**Work to be completed:** Leave out every picture, and retype exactly the lines from the line with "Write a Python" through the line with "out_src = ColumnDataSource(dict(x=[contexts.index(c)", both ends included.

**Data entries:**

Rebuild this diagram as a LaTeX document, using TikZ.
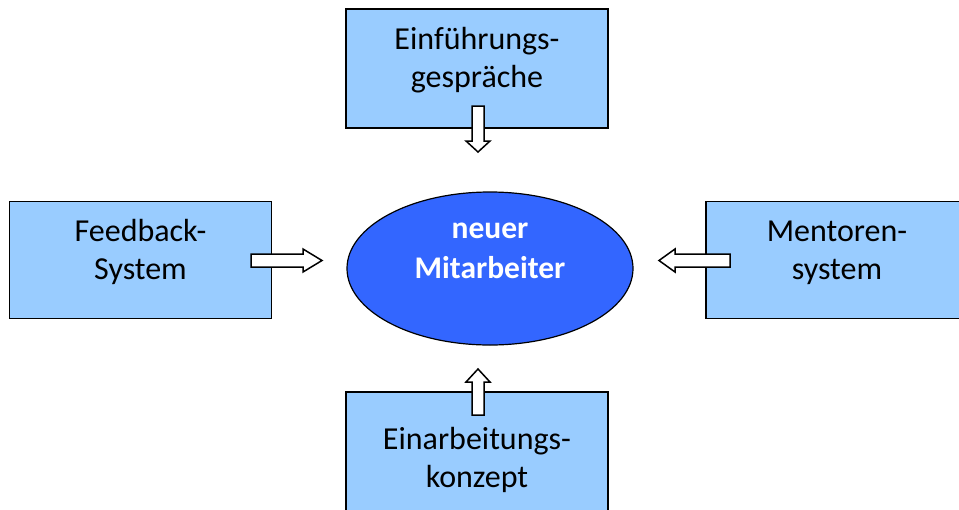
\documentclass[tikz,border=0pt]{standalone}
\usepackage{fontspec}
\setmainfont{Carlito}
\definecolor{boxfill}{RGB}{153,204,255}
\definecolor{hirefill}{RGB}{51,102,255}
% lines always sit exactly one baselineskip apart
\lineskiplimit=-200pt
% symmetric strut so that a two-line node is centred on its baselines
\newcommand\lnstrut{\vrule height 25pt depth 25pt width 0pt\relax}
\newcommand\boxlines[2]{\lnstrut #1\\\lnstrut #2}
\usetikzlibrary{shapes.geometric}
\tikzset{
  infobox/.style={draw=black, line width=1.5pt, fill=boxfill, inner sep=0pt,
    minimum width=262pt, align=center, font=\fontsize{32}{38}\selectfont},
  hireshape/.style={ellipse, draw=black, line width=1.2pt, fill=hirefill,
    inner sep=0pt, minimum width=286pt, minimum height=153pt},
  hiretext/.style={align=center, text=white, inner sep=0pt,
    font=\fontsize{31.5}{40}\selectfont\bfseries},
  blockarrow/.style={draw=black, line width=1.5pt, fill=white, line join=miter}
}
\begin{document}
\begin{tikzpicture}[x=1pt, y=-1pt]
  \clip (0,0) rectangle (959,509);
  \fill[white] (0,0) rectangle (959,509);

  % the four surrounding measures
  \node[infobox, minimum height=119pt] (intro)    at (477,68.5)  {\boxlines{Einführungs-}{gespräche}};
  \node[infobox, minimum height=117pt] (feedback) at (140.5,260) {\boxlines{Feedback-}{System}};
  \node[infobox, minimum height=117pt] (mentor)   at (837,260)   {\boxlines{Mentoren-}{system}};
  \node[infobox, minimum height=153pt] (concept)  at (477,468.5) {\boxlines{Einarbeitungs-}{konzept}};

  % the new employee in the middle
  \node[hireshape] (hire) at (490,268.5) {};
  \node[hiretext] (hirelabel) at (490,258) {\boxlines{neuer}{Mitarbeiter}};

  % block arrows pointing towards the centre
  \draw[blockarrow] (472,106) -- (484,106) -- (484,141) -- (490,141) -- (478,152)
        -- (466,141) -- (472,141) -- cycle;
  \draw[blockarrow] (251,254) -- (303,254) -- (303,249) -- (322,260.5) -- (303,272)
        -- (303,267) -- (251,267) -- cycle;
  \draw[blockarrow] (730,254) -- (675,254) -- (675,249) -- (659,260.5) -- (675,272)
        -- (675,267) -- (730,267) -- cycle;
  \draw[blockarrow] (472,415) -- (484,415) -- (484,382) -- (490,382) -- (478,369)
        -- (466,382) -- (472,382) -- cycle;
\end{tikzpicture}
\end{document}
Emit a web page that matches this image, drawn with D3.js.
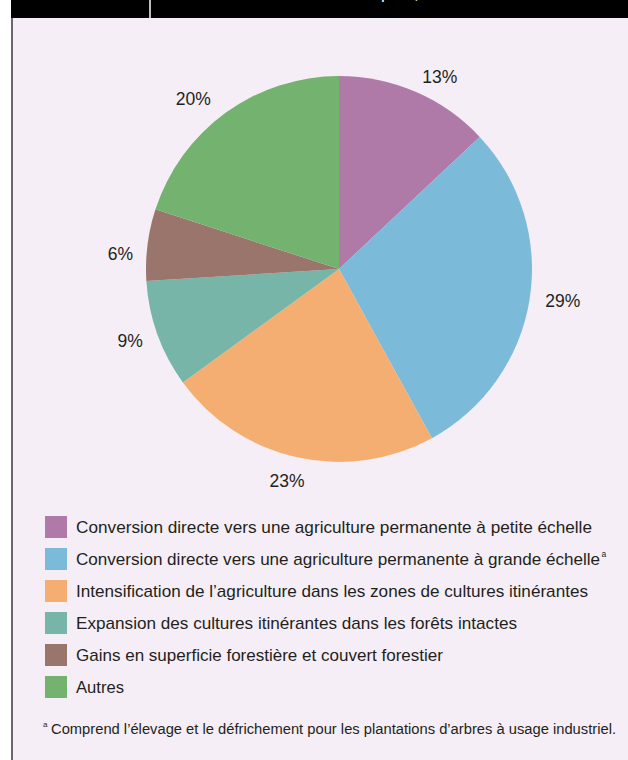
<!DOCTYPE html>
<html><head><meta charset="utf-8">
<script src="https://cdn.jsdelivr.net/npm/d3@7"></script>
<style>
html,body{margin:0;padding:0;background:#fff;}
svg{display:block;}
text{font-family:"Liberation Sans",Arial,Helvetica,sans-serif;fill:#231f20;}
</style></head>
<body>
<script>
const categories = [
  "Conversion directe vers une agriculture permanente à petite échelle",
  "Conversion directe vers une agriculture permanente à grande échelle",
  "Intensification de l’agriculture dans les zones de cultures itinérantes",
  "Expansion des cultures itinérantes dans les forêts intactes",
  "Gains en superficie forestière et couvert forestier",
  "Autres"
];
const values = [13, 29, 23, 9, 6, 20];
const colors = ["#b07aa8", "#7bbbd9", "#f5ae72", "#76b5a7", "#9a756c", "#73b26f"];
const superscripts = ["", "a", "", "", "", ""];
const footnote = "Comprend l’élevage et le défrichement pour les plantations d’arbres à usage industriel.";

// layout-only settings (not data)
const legendWidths = [516, 524, 512, 441, 367, 48];
const labelAngleNudgeDeg = [4.3, -0.9, 1.2, 0.8, -3.3, -4.6];
const labelRadius = [217, 226, 218, 221, 219, 224];

const W = 628, H = 760;
const svg = d3.select("body").append("svg").attr("width", W).attr("height", H);

// panel
svg.append("rect").attr("x", 12).attr("y", 0).attr("width", W - 12).attr("height", H).attr("fill", "#f5eef6");
svg.append("line").attr("x1", 12).attr("x2", 12).attr("y1", 0).attr("y2", H).attr("stroke", "#3a3a3a").attr("stroke-width", 1.5);
// header bar
svg.append("rect").attr("x", 11).attr("y", 0).attr("width", W - 11).attr("height", 18).attr("fill", "#000");
svg.append("line").attr("x1", 150).attr("x2", 150).attr("y1", 0).attr("y2", 18).attr("stroke", "#fff").attr("stroke-width", 1.5);
svg.append("text").attr("x", 381).attr("y", -1).style("font-size", "17px").style("fill", "#fff").text("pour,");

// pie
const cx = 339, cy = 269, R = 193;
const pie = d3.pie().sort(null).value(d => d.v);
const arcs = pie(values.map((v, i) => ({v, i})));
const arc = d3.arc().innerRadius(0).outerRadius(R);
const g = svg.append("g").attr("transform", `translate(${cx},${cy})`);
g.selectAll("path").data(arcs).join("path")
  .attr("d", arc).attr("fill", d => colors[d.data.i]);
g.selectAll("text").data(arcs).join("text")
  .attr("transform", d => {
    const i = d.data.i;
    const a = (d.startAngle + d.endAngle) / 2 + labelAngleNudgeDeg[i] * Math.PI / 180;
    const r = labelRadius[i];
    return `translate(${r * Math.sin(a)},${-r * Math.cos(a)})`;
  })
  .attr("text-anchor", "middle").attr("dy", "0.35em")
  .style("font-size", "17.5px")
  .text(d => d.data.v + "%");

// legend
const ly = d3.scalePoint().domain(d3.range(categories.length)).range([527, 687]);
const lg = svg.append("g");
categories.forEach((c, i) => {
  lg.append("rect").attr("x", 45).attr("y", ly(i) - 11).attr("width", 22).attr("height", 22).attr("fill", colors[i]);
  lg.append("text").attr("x", 76).attr("y", ly(i)).attr("dy", "0.35em")
    .style("font-size", "17px")
    .attr("textLength", legendWidths[i]).attr("lengthAdjust", "spacingAndGlyphs")
    .text(c);
  if (superscripts[i]) {
    lg.append("text").attr("x", 76 + legendWidths[i] + 1.5).attr("y", ly(i) - 2)
      .style("font-size", "8.5px").text(superscripts[i]);
  }
});
// footnote
svg.append("text").attr("x", 43).attr("y", 727).style("font-size", "8px").text("a");
svg.append("text").attr("x", 51).attr("y", 729).attr("dy", "0.35em").style("font-size", "14px")
  .attr("textLength", 565).attr("lengthAdjust", "spacingAndGlyphs").text(footnote);
</script>
</body></html>
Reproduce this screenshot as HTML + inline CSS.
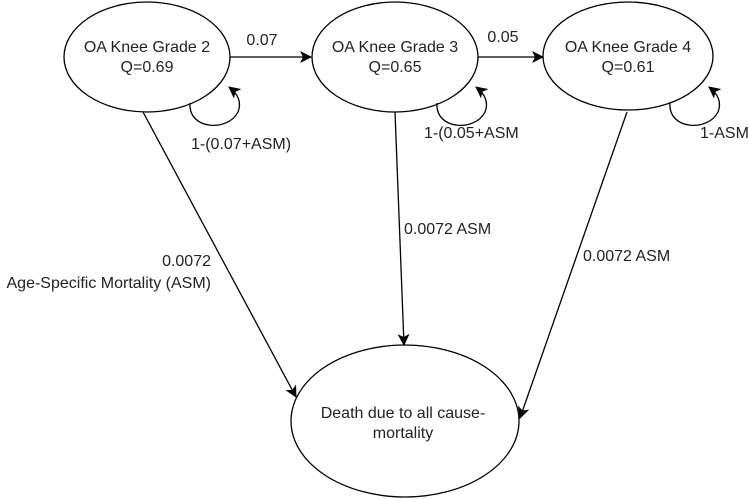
<!DOCTYPE html>
<html><head><meta charset="utf-8"><style>html,body{margin:0;padding:0;background:#fff}svg{display:block}text{font-family:"Liberation Sans",Arial,sans-serif;font-size:16px;fill:#222}</style></head>
<body>
<svg width="749" height="499" viewBox="0 0 749 499">
<defs><marker id="a" markerWidth="12" markerHeight="12" refX="11" refY="6" orient="auto" markerUnits="userSpaceOnUse"><path d="M0,0 L12,6 L0,12 L3,6 z" fill="#000"/></marker></defs>
<g fill="#fff" stroke="#000" stroke-width="1.3">
<ellipse cx="147" cy="57" rx="83" ry="55"/>
<ellipse cx="395" cy="57" rx="83" ry="55"/>
<ellipse cx="628" cy="56" rx="85" ry="54"/>
<ellipse cx="405" cy="421" rx="114" ry="76"/>
</g>
<g fill="none" stroke="#000" stroke-width="1.3">
<line x1="230" y1="57" x2="311" y2="57" marker-end="url(#a)"/>
<line x1="478" y1="57" x2="543" y2="57" marker-end="url(#a)"/>
<path d="M190,103 C188,130 228,132 238,112 C242,102 238,94 229,87" marker-end="url(#a)"/>
<path d="M437,103 C435,130 475,132 485,112 C489,102 485,94 476,87" marker-end="url(#a)"/>
<path d="M670,103 C668,130 708,132 718,112 C722,102 718,94 709,87" marker-end="url(#a)"/>
<line x1="143" y1="112" x2="296" y2="397" marker-end="url(#a)"/>
<line x1="395" y1="112" x2="404" y2="345" marker-end="url(#a)"/>
<line x1="627" y1="112" x2="520" y2="418" marker-end="url(#a)"/>
</g>
<g text-anchor="middle">
<text x="147" y="52">OA Knee Grade 2</text><text x="147" y="72">Q=0.69</text>
<text x="395" y="52">OA Knee Grade 3</text><text x="395" y="72">Q=0.65</text>
<text x="628" y="52">OA Knee Grade 4</text><text x="628" y="72">Q=0.61</text>
<text x="403" y="418">Death due to all cause-</text><text x="403" y="438">mortality</text>
<text x="262" y="45">0.07</text>
<text x="503" y="42">0.05</text>
</g>
<text x="191" y="149">1-(0.07+ASM)</text>
<text x="424" y="138">1-(0.05+ASM</text>
<text x="700" y="138">1-ASM</text>
<text x="404" y="234">0.0072 ASM</text>
<text x="583" y="261">0.0072 ASM</text>
<g text-anchor="end">
<text x="211" y="266">0.0072</text>
<text x="211" y="288">Age-Specific Mortality (ASM)</text>
</g>
</svg>
</body></html>
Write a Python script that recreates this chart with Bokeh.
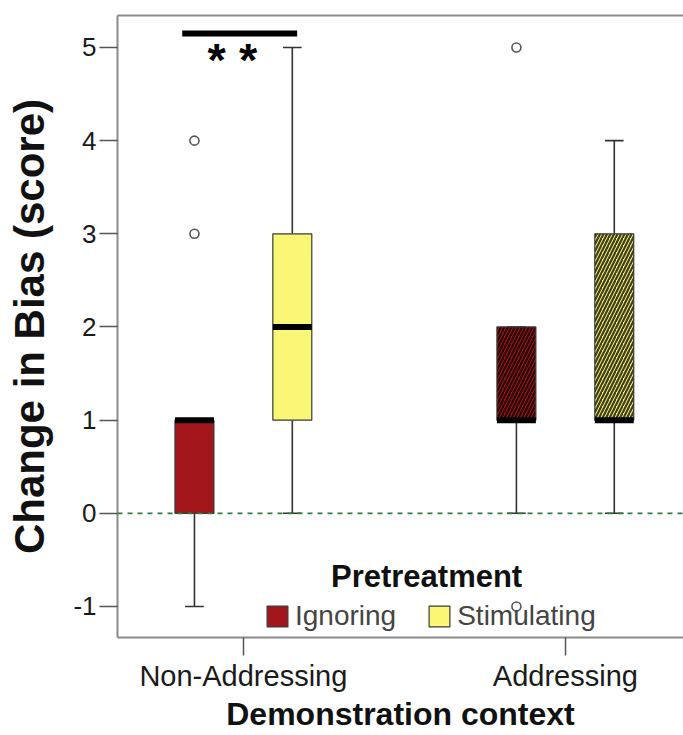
from bokeh.plotting import figure
from bokeh.models import (ColumnDataSource, Range1d, FixedTicker, LinearAxis, Span,
                          Legend, LegendItem, Label)
from bokeh.transform import dodge, factor_hatch
from bokeh.core.properties import value
from bokeh.embed import file_html
from bokeh.resources import INLINE

# ---------------- data ----------------
contexts = ["Non-Addressing", "Addressing"]
groups = ["Ignoring", "Stimulating"]

ign_low = [-1, 0]
ign_q1 = [0, 1]
ign_med = [1, 1]
ign_q3 = [1, 2]
ign_high = [1, 2]

stim_low = [0, 0]
stim_q1 = [1, 1]
stim_med = [2, 1]
stim_q3 = [3, 3]
stim_high = [5, 4]

ign_out_ctx = ["Non-Addressing", "Non-Addressing", "Addressing", "Addressing"]
ign_out_val = [4, 3, 5, -1]

y_ticks = [-1, 0, 1, 2, 3, 4, 5]
sig_label = "**"

# ---------------- styles ----------------
FONT = "Liberation Sans"
RED = "#A3161B"
YEL = "#FAF776"
OFF = 0.152
BOXW = 0.121
CAPW = 0.058

p = figure(width=683, height=735,
           x_range=Range1d(-0.391, 1.367), y_range=Range1d(-1.333, 5.343),
           output_backend="svg", toolbar_location=None,
           min_border_left=117, min_border_top=15, min_border_right=0, min_border_bottom=98,
           background_fill_color="white", border_fill_color="white")
p.outline_line_color = None
p.xgrid.visible = False
p.ygrid.visible = False

idx = list(range(len(contexts)))
src = ColumnDataSource(dict(
    x=idx, ctx=contexts,
    ign_low=ign_low, ign_q1=ign_q1, ign_med=ign_med, ign_q3=ign_q3, ign_high=ign_high,
    stim_low=stim_low, stim_q1=stim_q1, stim_med=stim_med, stim_q3=stim_q3, stim_high=stim_high,
))
out_src = ColumnDataSource(dict(x=[contexts.index(c) for c in ign_out_ctx], y=ign_out_val))

hatch = factor_hatch("ctx", [" ", "/"], contexts)
renderers = {}
for g, off, col in (("ign", -OFF, RED), ("stim", OFF, YEL)):
    xd = dodge("x", off, range=p.x_range)
    # whiskers
    p.segment(x0=xd, y0=f"{g}_q3", x1=xd, y1=f"{g}_high", source=src,
              line_color="#333333", line_width=1.6)
    p.segment(x0=xd, y0=f"{g}_low", x1=xd, y1=f"{g}_q1", source=src,
              line_color="#333333", line_width=1.6)
    # caps
    p.rect(x=xd, y=f"{g}_high", width=CAPW, height=1.6, height_units="screen", source=src,
           fill_color="#333333", line_color=None)
    p.rect(x=xd, y=f"{g}_low", width=CAPW, height=1.6, height_units="screen", source=src,
           fill_color="#333333", line_color=None)
    # box
    r = p.vbar(x=xd, width=BOXW, bottom=f"{g}_q1", top=f"{g}_q3", source=src,
               fill_color=col, line_color="#3a3a3a", line_width=1.2,
               hatch_pattern=hatch, hatch_color="black", hatch_alpha=0.75,
               hatch_scale=7, hatch_weight=2.2)
    renderers[g] = r
    # median
    p.rect(x=xd, y=f"{g}_med", width=BOXW, height=6, height_units="screen", source=src,
           fill_color="black", line_color=None)

p.scatter(x=dodge("x", -OFF, range=p.x_range), y="y", source=out_src, marker="circle",
          size=9, fill_color="white", line_color="#555555", line_width=1.6)

# zero reference line
p.add_layout(Span(location=0, dimension="width", line_color="#2F7D3B",
                  line_dash="5 5", line_width=1.8))

# significance bar
p.segment(x0=[-0.19], y0=[5.15], x1=[0.167], y1=[5.15], line_color="black", line_width=6)
p.text(x=[-0.034], y=[4.87], text=[" ".join(sig_label)], text_font=value(FONT),
       text_font_style="bold", text_font_size="47px", text_align="center",
       text_baseline="alphabetic", text_color="black")

# axes
p.xaxis.ticker = FixedTicker(ticks=idx)
p.xaxis.major_label_overrides = {i: c for i, c in enumerate(contexts)}
p.yaxis.ticker = FixedTicker(ticks=y_ticks)
p.yaxis.major_label_overrides = {t: str(t) for t in y_ticks}
for ax in (p.xaxis[0], p.yaxis[0]):
    ax.axis_line_color = "#8a8a8a"
    ax.axis_line_width = 2
    ax.major_tick_line_color = "#555555"
    ax.major_tick_line_width = 1.5
    ax.major_tick_in = 0
    ax.minor_tick_line_color = None
    ax.major_label_text_font = FONT
    ax.major_label_text_color = "#1a1a1a"
    ax.axis_label_text_font = FONT
    ax.axis_label_text_font_style = "bold"
    ax.axis_label_text_color = "#111111"

p.yaxis.major_tick_out = 18
p.yaxis.major_label_standoff = 3
p.yaxis.major_label_text_font_size = "26px"
p.yaxis.axis_label = "Change in Bias (score)"
p.yaxis.axis_label_text_font_size = "42px"
p.yaxis.axis_label_standoff = 17

p.xaxis.major_tick_out = 18
p.xaxis.major_label_standoff = 4
p.xaxis.major_label_text_font_size = "29px"
p.xaxis.axis_label = "Demonstration context"
p.xaxis.axis_label_text_font_size = "32px"
p.xaxis.axis_label_standoff = 1

top_ax = LinearAxis(ticker=FixedTicker(ticks=[]), axis_line_color="#8a8a8a", axis_line_width=2,
                    major_tick_line_color=None, minor_tick_line_color=None,
                    major_label_text_font_size="0px")
p.add_layout(top_ax, "above")

# legend
legend = Legend(items=[LegendItem(label=groups[0], renderers=[renderers["ign"]], index=0),
                       LegendItem(label=groups[1], renderers=[renderers["stim"]], index=0)],
                orientation="horizontal", location=(147, 5),
                glyph_width=26, glyph_height=26, label_text_font=FONT,
                label_text_font_size="28px", label_standoff=5, spacing=30,
                padding=0, margin=0, border_line_color=None, background_fill_alpha=0)
p.add_layout(legend)
p.add_layout(Label(x=0.569, y=-0.676, text="Pretreatment", text_font=FONT,
                   text_font_style="bold", text_font_size="31px", text_align="center",
                   text_baseline="middle", text_color="#111111"))

open("out.html", "w").write(file_html(p, INLINE))
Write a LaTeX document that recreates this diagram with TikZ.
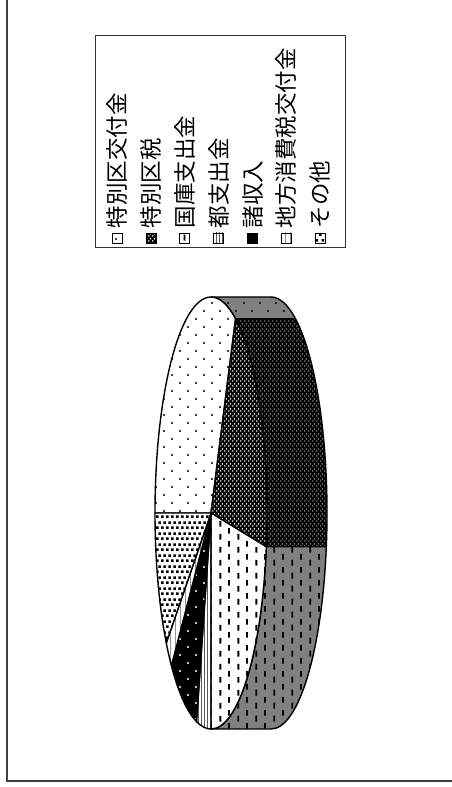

**Worked solution:**
Write a Python script that recreates this chart with Bokeh.
from bokeh.plotting import figure
from bokeh.models import (ColumnDataSource, Range1d, FixedTicker, LinearAxis, Span,
                          Legend, LegendItem, Label)
from bokeh.transform import dodge, factor_hatch
from bokeh.core.properties import value
from bokeh.embed import file_html
from bokeh.resources import INLINE

# ---------------- data ----------------
contexts = ["Non-Addressing", "Addressing"]
groups = ["Ignoring", "Stimulating"]

ign_low = [-1, 0]
ign_q1 = [0, 1]
ign_med = [1, 1]
ign_q3 = [1, 2]
ign_high = [1, 2]

stim_low = [0, 0]
stim_q1 = [1, 1]
stim_med = [2, 1]
stim_q3 = [3, 3]
stim_high = [5, 4]

ign_out_ctx = ["Non-Addressing", "Non-Addressing", "Addressing", "Addressing"]
ign_out_val = [4, 3, 5, -1]

y_ticks = [-1, 0, 1, 2, 3, 4, 5]
sig_label = "**"

# ---------------- styles ----------------
FONT = "Liberation Sans"
RED = "#A3161B"
YEL = "#FAF776"
OFF = 0.152
BOXW = 0.121
CAPW = 0.058

p = figure(width=683, height=735,
           x_range=Range1d(-0.391, 1.367), y_range=Range1d(-1.333, 5.343),
           output_backend="svg", toolbar_location=None,
           min_border_left=117, min_border_top=15, min_border_right=0, min_border_bottom=98,
           background_fill_color="white", border_fill_color="white")
p.outline_line_color = None
p.xgrid.visible = False
p.ygrid.visible = False

idx = list(range(len(contexts)))
src = ColumnDataSource(dict(
    x=idx, ctx=contexts,
    ign_low=ign_low, ign_q1=ign_q1, ign_med=ign_med, ign_q3=ign_q3, ign_high=ign_high,
    stim_low=stim_low, stim_q1=stim_q1, stim_med=stim_med, stim_q3=stim_q3, stim_high=stim_high,
))
out_src = ColumnDataSource(dict(x=[contexts.index(c) for c in ign_out_ctx], y=ign_out_val))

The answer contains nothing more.